Is it possible to look back through the history of a subversion repository for files of a certain name (even better would be for them to have a wildcard search).

I want to see if a .bat file has been committed to the repository at some point in the past but has since been removed in later updates. Even a dump of the file history at each revision would work, as I could just grep the output. I have looked through the manual but could not see a good way to do this.

The logs for each commit are descriptive, so I cannot just look through the log messages to see what modifications were done, I presume subversion does have a way of retrieving this?

+1  A: 

I assume you are using the SVN command line client. Give TortoiseSVN a try. Its "Show Log" dialog allows searching for comments, filenames and authors.

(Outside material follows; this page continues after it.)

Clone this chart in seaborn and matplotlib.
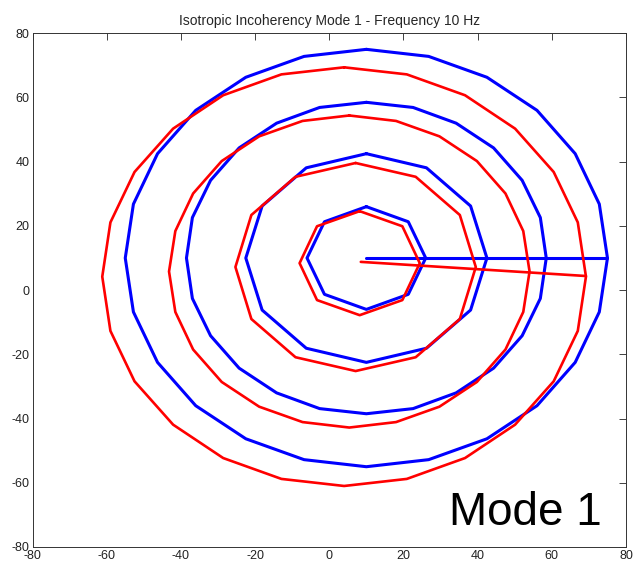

http://tortoisesvn.net/downloads

PS: Windows only.

Ishmaeel
+1  A: 

Personally I'd use

svnadmin dump -r1:HEAD /path/to/repo/

Pipe it into less and search or grep with some context.

Phil
+4  A: 

TortoiseSVN can search the logs very easily, and on my system I can enter ".plg" in the search box and find all adds, modifies, and deletes for those files.

Without Tortoise, the only way I can think of doing that would be to grep the full logs or parse the logs and do your own searching for 'A' and 'D' indicators on the file you are looking for (use svn log --verbose to get file paths).

svn log --verbose | grep .bat
crashmstr
+1  A: 

TortoiseSVN is completely sweet. I can't imagine dealing with Subversion without it.

Also, as a long shot, if you're using Eclipse I'd recommend the Subclipse plug-in.